Work required: Count how many lines of the data include "with". The answer is that number and nothing else.

Figure scripts:
□ □ □ □ □

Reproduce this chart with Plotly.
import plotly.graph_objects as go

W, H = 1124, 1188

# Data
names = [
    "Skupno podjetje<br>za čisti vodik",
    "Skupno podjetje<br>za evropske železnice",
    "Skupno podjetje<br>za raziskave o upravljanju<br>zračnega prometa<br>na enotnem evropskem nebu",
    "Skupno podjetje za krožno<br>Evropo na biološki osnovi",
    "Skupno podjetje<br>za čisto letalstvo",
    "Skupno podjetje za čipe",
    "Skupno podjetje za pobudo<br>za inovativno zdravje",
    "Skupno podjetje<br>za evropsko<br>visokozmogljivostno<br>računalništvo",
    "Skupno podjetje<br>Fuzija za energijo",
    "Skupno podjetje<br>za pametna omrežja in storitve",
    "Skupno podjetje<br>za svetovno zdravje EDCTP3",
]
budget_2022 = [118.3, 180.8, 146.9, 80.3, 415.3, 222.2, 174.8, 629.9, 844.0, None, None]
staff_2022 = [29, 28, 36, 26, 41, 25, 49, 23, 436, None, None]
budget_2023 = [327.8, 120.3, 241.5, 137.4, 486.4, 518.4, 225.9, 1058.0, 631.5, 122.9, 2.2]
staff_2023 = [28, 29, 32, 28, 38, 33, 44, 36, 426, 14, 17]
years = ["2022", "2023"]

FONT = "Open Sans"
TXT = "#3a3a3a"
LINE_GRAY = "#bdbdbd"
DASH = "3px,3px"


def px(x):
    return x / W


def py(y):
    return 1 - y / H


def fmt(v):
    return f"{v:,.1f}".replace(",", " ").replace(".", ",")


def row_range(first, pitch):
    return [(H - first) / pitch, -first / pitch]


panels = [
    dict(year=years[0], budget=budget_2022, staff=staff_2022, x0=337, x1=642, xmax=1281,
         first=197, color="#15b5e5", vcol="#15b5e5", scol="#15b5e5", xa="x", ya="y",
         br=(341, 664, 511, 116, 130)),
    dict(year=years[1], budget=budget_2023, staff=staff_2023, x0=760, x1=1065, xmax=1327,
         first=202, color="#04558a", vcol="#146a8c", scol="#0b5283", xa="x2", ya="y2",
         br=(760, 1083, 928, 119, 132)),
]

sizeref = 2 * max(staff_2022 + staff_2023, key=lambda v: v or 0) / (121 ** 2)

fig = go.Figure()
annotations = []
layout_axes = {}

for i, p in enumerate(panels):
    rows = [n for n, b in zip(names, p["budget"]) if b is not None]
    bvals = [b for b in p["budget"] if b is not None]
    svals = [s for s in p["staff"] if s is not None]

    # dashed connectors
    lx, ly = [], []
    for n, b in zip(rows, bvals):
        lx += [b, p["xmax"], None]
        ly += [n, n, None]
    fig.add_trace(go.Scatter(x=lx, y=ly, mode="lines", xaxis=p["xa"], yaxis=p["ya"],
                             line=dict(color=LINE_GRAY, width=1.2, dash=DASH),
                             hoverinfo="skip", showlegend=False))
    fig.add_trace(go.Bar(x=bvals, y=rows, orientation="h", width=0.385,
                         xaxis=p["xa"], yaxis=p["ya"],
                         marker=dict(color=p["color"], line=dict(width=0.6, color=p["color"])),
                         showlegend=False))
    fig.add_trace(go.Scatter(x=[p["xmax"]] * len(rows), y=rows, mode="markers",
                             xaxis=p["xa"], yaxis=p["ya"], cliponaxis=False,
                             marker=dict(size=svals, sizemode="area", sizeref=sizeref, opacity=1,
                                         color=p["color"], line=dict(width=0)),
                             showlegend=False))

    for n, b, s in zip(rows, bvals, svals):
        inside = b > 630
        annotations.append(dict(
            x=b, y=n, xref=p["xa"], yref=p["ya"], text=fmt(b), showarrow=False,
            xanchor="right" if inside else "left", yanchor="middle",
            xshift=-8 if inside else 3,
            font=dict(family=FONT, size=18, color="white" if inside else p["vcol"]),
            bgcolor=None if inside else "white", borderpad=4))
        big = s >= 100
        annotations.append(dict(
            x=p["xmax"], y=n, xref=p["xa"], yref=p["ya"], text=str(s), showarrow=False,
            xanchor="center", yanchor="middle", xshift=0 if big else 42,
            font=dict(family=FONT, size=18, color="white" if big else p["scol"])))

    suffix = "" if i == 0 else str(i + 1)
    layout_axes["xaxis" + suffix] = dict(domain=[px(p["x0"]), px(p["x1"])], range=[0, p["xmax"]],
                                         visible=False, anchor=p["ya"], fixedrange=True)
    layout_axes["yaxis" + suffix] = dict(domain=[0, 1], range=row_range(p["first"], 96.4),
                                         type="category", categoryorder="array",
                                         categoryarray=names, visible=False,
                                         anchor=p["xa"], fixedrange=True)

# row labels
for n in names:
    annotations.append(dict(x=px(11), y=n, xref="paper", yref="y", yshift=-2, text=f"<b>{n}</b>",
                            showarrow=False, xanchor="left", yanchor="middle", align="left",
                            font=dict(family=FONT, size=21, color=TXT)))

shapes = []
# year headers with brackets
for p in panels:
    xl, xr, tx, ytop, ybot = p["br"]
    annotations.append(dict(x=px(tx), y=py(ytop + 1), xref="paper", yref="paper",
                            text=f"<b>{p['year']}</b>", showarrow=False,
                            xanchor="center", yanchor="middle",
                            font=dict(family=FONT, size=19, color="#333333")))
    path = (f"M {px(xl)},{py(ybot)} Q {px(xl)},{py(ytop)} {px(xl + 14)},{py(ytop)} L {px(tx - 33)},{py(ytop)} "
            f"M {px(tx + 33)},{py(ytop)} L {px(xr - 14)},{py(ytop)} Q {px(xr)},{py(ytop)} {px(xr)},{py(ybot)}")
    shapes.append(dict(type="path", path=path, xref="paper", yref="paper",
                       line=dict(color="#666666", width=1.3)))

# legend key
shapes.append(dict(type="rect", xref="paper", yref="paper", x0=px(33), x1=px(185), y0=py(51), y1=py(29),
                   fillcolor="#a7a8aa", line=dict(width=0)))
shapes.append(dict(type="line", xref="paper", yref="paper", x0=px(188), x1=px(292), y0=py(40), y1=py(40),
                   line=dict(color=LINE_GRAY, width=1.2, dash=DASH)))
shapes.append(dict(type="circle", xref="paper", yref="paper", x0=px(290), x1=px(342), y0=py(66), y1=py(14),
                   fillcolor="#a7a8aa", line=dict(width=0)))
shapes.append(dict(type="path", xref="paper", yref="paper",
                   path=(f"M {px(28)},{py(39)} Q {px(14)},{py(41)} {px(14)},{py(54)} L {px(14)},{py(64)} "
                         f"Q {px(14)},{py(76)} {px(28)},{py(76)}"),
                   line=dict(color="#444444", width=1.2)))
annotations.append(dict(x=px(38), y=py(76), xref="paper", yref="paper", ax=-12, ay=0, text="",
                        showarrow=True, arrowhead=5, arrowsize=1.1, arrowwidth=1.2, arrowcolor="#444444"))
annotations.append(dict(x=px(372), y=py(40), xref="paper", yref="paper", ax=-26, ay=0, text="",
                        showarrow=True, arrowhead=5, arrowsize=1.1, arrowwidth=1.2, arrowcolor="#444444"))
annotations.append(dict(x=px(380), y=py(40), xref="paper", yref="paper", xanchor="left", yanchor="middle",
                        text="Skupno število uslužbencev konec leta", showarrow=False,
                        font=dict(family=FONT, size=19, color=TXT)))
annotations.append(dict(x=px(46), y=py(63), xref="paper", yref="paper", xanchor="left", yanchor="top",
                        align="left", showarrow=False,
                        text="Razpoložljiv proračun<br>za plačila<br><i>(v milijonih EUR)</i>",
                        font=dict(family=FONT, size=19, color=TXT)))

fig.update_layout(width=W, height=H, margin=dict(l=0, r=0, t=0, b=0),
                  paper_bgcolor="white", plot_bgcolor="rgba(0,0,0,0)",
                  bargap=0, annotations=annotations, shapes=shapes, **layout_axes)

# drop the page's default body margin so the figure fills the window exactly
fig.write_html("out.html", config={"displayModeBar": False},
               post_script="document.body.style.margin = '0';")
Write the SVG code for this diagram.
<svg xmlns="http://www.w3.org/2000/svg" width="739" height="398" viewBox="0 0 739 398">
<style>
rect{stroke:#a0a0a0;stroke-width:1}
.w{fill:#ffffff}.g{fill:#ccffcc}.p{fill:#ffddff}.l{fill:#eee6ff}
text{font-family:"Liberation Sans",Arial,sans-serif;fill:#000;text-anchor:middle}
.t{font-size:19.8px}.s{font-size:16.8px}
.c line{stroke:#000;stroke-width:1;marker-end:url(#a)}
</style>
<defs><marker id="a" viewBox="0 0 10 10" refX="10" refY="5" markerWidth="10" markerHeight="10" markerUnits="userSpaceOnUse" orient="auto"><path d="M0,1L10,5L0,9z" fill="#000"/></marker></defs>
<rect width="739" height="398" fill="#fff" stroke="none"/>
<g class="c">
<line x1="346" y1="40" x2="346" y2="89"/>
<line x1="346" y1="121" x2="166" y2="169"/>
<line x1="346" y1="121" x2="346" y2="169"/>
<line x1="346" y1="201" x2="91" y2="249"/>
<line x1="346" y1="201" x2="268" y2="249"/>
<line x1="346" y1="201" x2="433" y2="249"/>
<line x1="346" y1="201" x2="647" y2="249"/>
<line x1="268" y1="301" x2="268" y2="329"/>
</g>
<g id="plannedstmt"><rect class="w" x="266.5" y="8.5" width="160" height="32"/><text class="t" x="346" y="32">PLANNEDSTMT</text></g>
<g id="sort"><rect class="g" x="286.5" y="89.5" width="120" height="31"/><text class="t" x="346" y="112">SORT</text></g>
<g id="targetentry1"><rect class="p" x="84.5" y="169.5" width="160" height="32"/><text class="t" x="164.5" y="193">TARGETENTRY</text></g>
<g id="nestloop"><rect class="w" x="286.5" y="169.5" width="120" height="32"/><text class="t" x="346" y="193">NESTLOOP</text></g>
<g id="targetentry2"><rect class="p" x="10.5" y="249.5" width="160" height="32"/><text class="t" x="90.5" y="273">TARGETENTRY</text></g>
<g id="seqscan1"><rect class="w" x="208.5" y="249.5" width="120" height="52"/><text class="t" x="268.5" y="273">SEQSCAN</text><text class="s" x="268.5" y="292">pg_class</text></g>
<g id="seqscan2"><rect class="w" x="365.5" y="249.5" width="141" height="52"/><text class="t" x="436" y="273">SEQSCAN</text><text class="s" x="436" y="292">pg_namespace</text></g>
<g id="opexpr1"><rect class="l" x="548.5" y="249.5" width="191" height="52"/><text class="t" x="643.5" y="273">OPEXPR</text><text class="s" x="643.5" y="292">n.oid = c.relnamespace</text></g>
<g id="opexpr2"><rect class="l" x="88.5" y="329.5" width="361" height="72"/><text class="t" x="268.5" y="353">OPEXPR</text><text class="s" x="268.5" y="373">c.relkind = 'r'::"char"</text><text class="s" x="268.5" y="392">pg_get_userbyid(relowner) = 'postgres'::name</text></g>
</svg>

□ □ □ □ □

Output: 2